**Directions**
Skip every picture and transcribe the remaining material exactly.
* Start Given material *
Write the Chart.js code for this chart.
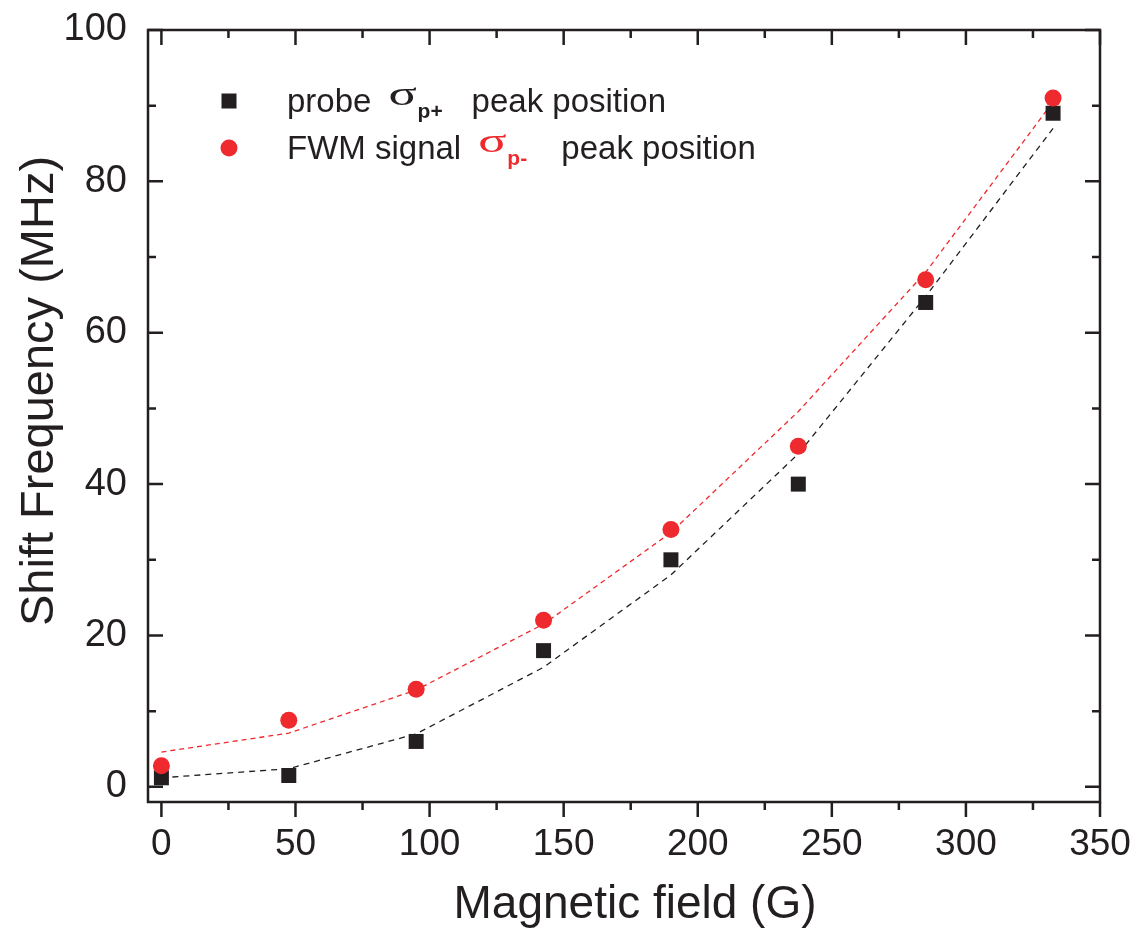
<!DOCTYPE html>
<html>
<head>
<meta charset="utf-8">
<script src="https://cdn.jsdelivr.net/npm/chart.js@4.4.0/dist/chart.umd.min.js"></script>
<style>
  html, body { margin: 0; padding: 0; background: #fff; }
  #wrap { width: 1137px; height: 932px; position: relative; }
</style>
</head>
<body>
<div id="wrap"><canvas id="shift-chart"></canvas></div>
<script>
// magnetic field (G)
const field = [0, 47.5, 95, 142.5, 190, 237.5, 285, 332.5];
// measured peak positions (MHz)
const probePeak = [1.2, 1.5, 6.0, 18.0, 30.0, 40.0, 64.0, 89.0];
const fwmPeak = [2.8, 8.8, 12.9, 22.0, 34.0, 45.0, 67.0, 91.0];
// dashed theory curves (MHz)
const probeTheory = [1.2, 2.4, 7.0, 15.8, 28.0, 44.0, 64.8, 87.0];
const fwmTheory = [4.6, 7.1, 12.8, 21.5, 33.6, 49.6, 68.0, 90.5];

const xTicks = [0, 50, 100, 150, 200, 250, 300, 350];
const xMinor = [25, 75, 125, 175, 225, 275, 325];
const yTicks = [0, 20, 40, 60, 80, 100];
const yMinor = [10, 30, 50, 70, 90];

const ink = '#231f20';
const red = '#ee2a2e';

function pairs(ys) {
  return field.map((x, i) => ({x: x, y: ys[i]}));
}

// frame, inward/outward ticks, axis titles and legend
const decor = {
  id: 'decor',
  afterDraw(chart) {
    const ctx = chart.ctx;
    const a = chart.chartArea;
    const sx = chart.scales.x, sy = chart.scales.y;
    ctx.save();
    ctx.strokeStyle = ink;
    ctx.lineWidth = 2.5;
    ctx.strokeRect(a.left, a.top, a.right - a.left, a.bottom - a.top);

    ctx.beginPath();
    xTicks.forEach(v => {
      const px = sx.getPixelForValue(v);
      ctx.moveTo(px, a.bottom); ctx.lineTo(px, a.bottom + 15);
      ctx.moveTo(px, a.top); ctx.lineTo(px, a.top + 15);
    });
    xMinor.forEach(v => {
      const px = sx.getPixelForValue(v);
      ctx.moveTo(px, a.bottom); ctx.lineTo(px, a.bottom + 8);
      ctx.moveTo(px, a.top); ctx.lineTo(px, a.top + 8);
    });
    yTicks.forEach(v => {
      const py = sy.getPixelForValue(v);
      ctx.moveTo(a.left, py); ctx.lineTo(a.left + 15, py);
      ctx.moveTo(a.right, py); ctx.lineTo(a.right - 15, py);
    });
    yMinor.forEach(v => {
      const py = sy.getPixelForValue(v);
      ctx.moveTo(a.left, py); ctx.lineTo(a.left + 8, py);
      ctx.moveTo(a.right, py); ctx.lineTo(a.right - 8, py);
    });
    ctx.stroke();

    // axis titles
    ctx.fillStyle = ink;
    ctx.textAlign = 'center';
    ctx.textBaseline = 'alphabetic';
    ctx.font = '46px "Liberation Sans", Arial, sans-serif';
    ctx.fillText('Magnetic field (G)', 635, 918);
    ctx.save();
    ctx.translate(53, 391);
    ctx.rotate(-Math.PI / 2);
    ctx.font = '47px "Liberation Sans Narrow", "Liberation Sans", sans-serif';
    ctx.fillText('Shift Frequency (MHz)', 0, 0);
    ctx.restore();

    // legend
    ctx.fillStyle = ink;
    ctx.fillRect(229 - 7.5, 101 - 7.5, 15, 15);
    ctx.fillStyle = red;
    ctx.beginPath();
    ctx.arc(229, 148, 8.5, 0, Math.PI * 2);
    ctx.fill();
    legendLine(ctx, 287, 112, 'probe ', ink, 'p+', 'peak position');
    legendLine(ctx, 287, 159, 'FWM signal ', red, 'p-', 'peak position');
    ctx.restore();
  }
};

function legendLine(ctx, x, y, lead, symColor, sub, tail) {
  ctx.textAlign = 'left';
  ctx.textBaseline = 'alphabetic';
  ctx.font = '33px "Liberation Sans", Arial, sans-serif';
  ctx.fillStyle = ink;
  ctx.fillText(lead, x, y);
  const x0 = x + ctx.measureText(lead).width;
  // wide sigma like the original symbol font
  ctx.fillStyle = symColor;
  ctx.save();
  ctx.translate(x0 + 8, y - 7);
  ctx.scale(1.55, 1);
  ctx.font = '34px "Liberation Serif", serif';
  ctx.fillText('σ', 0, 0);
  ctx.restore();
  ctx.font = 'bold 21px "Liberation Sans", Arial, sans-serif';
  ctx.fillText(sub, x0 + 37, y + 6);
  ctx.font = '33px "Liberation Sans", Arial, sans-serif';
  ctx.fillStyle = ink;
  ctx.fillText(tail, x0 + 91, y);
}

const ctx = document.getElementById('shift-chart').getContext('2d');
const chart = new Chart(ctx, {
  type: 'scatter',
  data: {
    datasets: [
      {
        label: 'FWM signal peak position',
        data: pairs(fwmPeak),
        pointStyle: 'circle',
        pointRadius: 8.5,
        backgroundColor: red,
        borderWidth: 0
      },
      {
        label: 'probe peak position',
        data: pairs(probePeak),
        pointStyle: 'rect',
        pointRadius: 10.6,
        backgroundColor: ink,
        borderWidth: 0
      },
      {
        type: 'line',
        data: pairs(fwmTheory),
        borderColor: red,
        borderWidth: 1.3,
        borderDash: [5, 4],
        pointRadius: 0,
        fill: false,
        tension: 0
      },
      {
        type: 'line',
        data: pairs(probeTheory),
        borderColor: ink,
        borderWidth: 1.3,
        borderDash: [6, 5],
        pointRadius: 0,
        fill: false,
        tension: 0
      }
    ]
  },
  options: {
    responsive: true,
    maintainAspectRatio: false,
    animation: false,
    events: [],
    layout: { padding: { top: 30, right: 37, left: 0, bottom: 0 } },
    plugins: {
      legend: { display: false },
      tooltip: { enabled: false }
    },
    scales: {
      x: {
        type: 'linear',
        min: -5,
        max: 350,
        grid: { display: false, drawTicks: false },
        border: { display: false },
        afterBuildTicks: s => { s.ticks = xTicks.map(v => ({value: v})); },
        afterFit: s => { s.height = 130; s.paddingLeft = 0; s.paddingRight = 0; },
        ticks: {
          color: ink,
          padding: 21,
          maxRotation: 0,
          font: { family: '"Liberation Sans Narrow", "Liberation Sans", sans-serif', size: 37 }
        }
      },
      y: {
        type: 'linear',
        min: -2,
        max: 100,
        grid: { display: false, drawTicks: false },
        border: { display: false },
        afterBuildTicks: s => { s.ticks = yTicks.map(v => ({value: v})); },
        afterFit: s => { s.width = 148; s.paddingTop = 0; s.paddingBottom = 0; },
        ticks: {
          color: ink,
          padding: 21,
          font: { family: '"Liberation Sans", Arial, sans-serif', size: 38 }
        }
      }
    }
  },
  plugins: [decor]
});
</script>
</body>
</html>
* End Given material *
**Reply**
Write the Chart.js code for this chart.
<!DOCTYPE html>
<html>
<head>
<meta charset="utf-8">
<script src="https://cdn.jsdelivr.net/npm/chart.js@4.4.0/dist/chart.umd.min.js"></script>
<style>
  html, body { margin: 0; padding: 0; background: #fff; }
  #wrap { width: 1137px; height: 932px; position: relative; }
</style>
</head>
<body>
<div id="wrap"><canvas id="shift-chart"></canvas></div>
<script>
// magnetic field (G)
const field = [0, 47.5, 95, 142.5, 190, 237.5, 285, 332.5];
// measured peak positions (MHz)
const probePeak = [1.2, 1.5, 6.0, 18.0, 30.0, 40.0, 64.0, 89.0];
const fwmPeak = [2.8, 8.8, 12.9, 22.0, 34.0, 45.0, 67.0, 91.0];
// dashed theory curves (MHz)
const probeTheory = [1.2, 2.4, 7.0, 15.8, 28.0, 44.0, 64.8, 87.0];
const fwmTheory = [4.6, 7.1, 12.8, 21.5, 33.6, 49.6, 68.0, 90.5];

const xTicks = [0, 50, 100, 150, 200, 250, 300, 350];
const xMinor = [25, 75, 125, 175, 225, 275, 325];
const yTicks = [0, 20, 40, 60, 80, 100];
const yMinor = [10, 30, 50, 70, 90];

const ink = '#231f20';
const red = '#ee2a2e';

function pairs(ys) {
  return field.map((x, i) => ({x: x, y: ys[i]}));
}

// frame, inward/outward ticks, axis titles and legend
const decor = {
  id: 'decor',
  afterDraw(chart) {
    const ctx = chart.ctx;
    const a = chart.chartArea;
    const sx = chart.scales.x, sy = chart.scales.y;
    ctx.save();
    ctx.strokeStyle = ink;
    ctx.lineWidth = 2.5;
    ctx.strokeRect(a.left, a.top, a.right - a.left, a.bottom - a.top);

    ctx.beginPath();
    xTicks.forEach(v => {
      const px = sx.getPixelForValue(v);
      ctx.moveTo(px, a.bottom); ctx.lineTo(px, a.bottom + 15);
      ctx.moveTo(px, a.top); ctx.lineTo(px, a.top + 15);
    });
    xMinor.forEach(v => {
      const px = sx.getPixelForValue(v);
      ctx.moveTo(px, a.bottom); ctx.lineTo(px, a.bottom + 8);
      ctx.moveTo(px, a.top); ctx.lineTo(px, a.top + 8);
    });
    yTicks.forEach(v => {
      const py = sy.getPixelForValue(v);
      ctx.moveTo(a.left, py); ctx.lineTo(a.left + 15, py);
      ctx.moveTo(a.right, py); ctx.lineTo(a.right - 15, py);
    });
    yMinor.forEach(v => {
      const py = sy.getPixelForValue(v);
      ctx.moveTo(a.left, py); ctx.lineTo(a.left + 8, py);
      ctx.moveTo(a.right, py); ctx.lineTo(a.right - 8, py);
    });
    ctx.stroke();

    // axis titles
    ctx.fillStyle = ink;
    ctx.textAlign = 'center';
    ctx.textBaseline = 'alphabetic';
    ctx.font = '46px "Liberation Sans", Arial, sans-serif';
    ctx.fillText('Magnetic field (G)', 635, 918);
    ctx.save();
    ctx.translate(53, 391);
    ctx.rotate(-Math.PI / 2);
    ctx.font = '47px "Liberation Sans Narrow", "Liberation Sans", sans-serif';
    ctx.fillText('Shift Frequency (MHz)', 0, 0);
    ctx.restore();

    // legend
    ctx.fillStyle = ink;
    ctx.fillRect(229 - 7.5, 101 - 7.5, 15, 15);
    ctx.fillStyle = red;
    ctx.beginPath();
    ctx.arc(229, 148, 8.5, 0, Math.PI * 2);
    ctx.fill();
    legendLine(ctx, 287, 112, 'probe ', ink, 'p+', 'peak position');
    legendLine(ctx, 287, 159, 'FWM signal ', red, 'p-', 'peak position');
    ctx.restore();
  }
};

function legendLine(ctx, x, y, lead, symColor, sub, tail) {
  ctx.textAlign = 'left';
  ctx.textBaseline = 'alphabetic';
  ctx.font = '33px "Liberation Sans", Arial, sans-serif';
  ctx.fillStyle = ink;
  ctx.fillText(lead, x, y);
  const x0 = x + ctx.measureText(lead).width;
  // wide sigma like the original symbol font
  ctx.fillStyle = symColor;
  ctx.save();
  ctx.translate(x0 + 8, y - 7);
  ctx.scale(1.55, 1);
  ctx.font = '34px "Liberation Serif", serif';
  ctx.fillText('σ', 0, 0);
  ctx.restore();
  ctx.font = 'bold 21px "Liberation Sans", Arial, sans-serif';
  ctx.fillText(sub, x0 + 37, y + 6);
  ctx.font = '33px "Liberation Sans", Arial, sans-serif';
  ctx.fillStyle = ink;
  ctx.fillText(tail, x0 + 91, y);
}

const ctx = document.getElementById('shift-chart').getContext('2d');
const chart = new Chart(ctx, {
  type: 'scatter',
  data: {
    datasets: [
      {
        label: 'FWM signal peak position',
        data: pairs(fwmPeak),
        pointStyle: 'circle',
        pointRadius: 8.5,
        backgroundColor: red,
        borderWidth: 0
      },
      {
        label: 'probe peak position',
        data: pairs(probePeak),
        pointStyle: 'rect',
        pointRadius: 10.6,
        backgroundColor: ink,
        borderWidth: 0
      },
      {
        type: 'line',
        data: pairs(fwmTheory),
        borderColor: red,
        borderWidth: 1.3,
        borderDash: [5, 4],
        pointRadius: 0,
        fill: false,
        tension: 0
      },
      {
        type: 'line',
        data: pairs(probeTheory),
        borderColor: ink,
        borderWidth: 1.3,
        borderDash: [6, 5],
        pointRadius: 0,
        fill: false,
        tension: 0
      }
    ]
  },
  options: {
    responsive: true,
    maintainAspectRatio: false,
    animation: false,
    events: [],
    layout: { padding: { top: 30, right: 37, left: 0, bottom: 0 } },
    plugins: {
      legend: { display: false },
      tooltip: { enabled: false }
    },
    scales: {
      x: {
        type: 'linear',
        min: -5,
        max: 350,
        grid: { display: false, drawTicks: false },
        border: { display: false },
        afterBuildTicks: s => { s.ticks = xTicks.map(v => ({value: v})); },
        afterFit: s => { s.height = 130; s.paddingLeft = 0; s.paddingRight = 0; },
        ticks: {
          color: ink,
          padding: 21,
          maxRotation: 0,
          font: { family: '"Liberation Sans Narrow", "Liberation Sans", sans-serif', size: 37 }
        }
      },
      y: {
        type: 'linear',
        min: -2,
        max: 100,
        grid: { display: false, drawTicks: false },
        border: { display: false },
        afterBuildTicks: s => { s.ticks = yTicks.map(v => ({value: v})); },
        afterFit: s => { s.width = 148; s.paddingTop = 0; s.paddingBottom = 0; },
        ticks: {
          color: ink,
          padding: 21,
          font: { family: '"Liberation Sans", Arial, sans-serif', size: 38 }
        }
      }
    }
  },
  plugins: [decor]
});
</script>
</body>
</html>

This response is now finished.